By following a trained optimal deterministic strategy, after playing the trained agent against a copy of itself, Player 1 always wins. This is because the policy is trained on going first, and will not perform well if used by Player 2.


Experiment - Train two agents against each other (self-play)

Note that I modified the reward structure for self-play. Win: +10, lose: -10, draw: 0, step: 0. The reward in the plot is the sum of rewards for every episode averaged over a moving 50 episodes to reduce noise in the plot. Based on the reward plot below, the 2 agents successfully converge to 0 reward and 100% tie rate. To verify that this is indeed a global optimal policy, refer to my next experiment, which runs the self-played agent against the original min-max agent.
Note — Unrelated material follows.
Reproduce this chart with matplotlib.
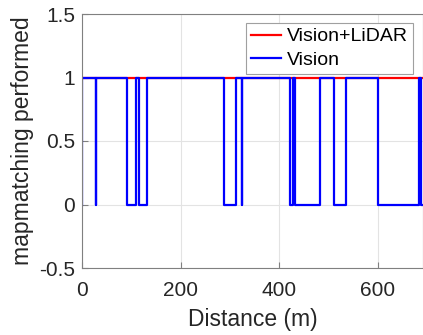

tictactoe_p1_5000ep_selfplay

tictactoe_p2_5000ep_selfplay

tictactoe_selfplay


Experiment: Re-evaluate how a self-play agent (Player 1) performs against min-max opponent

We would expect the self-played agents to converge to the global optimal policy, but it could be because the two agents are ‘colluding’ with each other and reaching the ‘tie’ state as the best outcome, similar to the prisoner’s dilemma. To verify this, we have to re-evaluate the self-played agent (Player 1) against the min-max opponent again to see. To verify my point, I intentionally ran two versions of self-play, (1) \(\textit{With}\) pre-trained policy that was trained against the min-max agent first, then self-play. (2) \(\textit{Without}\) pre-trained policy, the two agents self-play from scratch. Below are the outcomes after evaluating against the min-max opponent again. We can see that without prior knowledge, the self-play agent lost to the min-max agent. However, with prior training, the self-play agent won the min-max agent, thus verifying that it indeed reached the global optimal policy.

Effects of Prior Training

[Pre-trained against min-max opponent]

tictactoe_selfplay_prior

[No prior training against min-max opponent]

tictactoe_selfplay_no_prior


5. Next Steps


Since this is a static game, we could extend this agent to play a more generic version of tic-tac-toe, with either a larger board size or with different mechanics (connecting more than 3 lines to win).

Since the reward function is defined in a very flexible way. There are potential opportunities to change the reward design to see if it has effects on the learning speed and agent performance.

This is the first step towards AlphaGo. There are way more complexities when it comes to mastering such a complicated game. But this is a taste of the capability of self-play in reinforcement learning.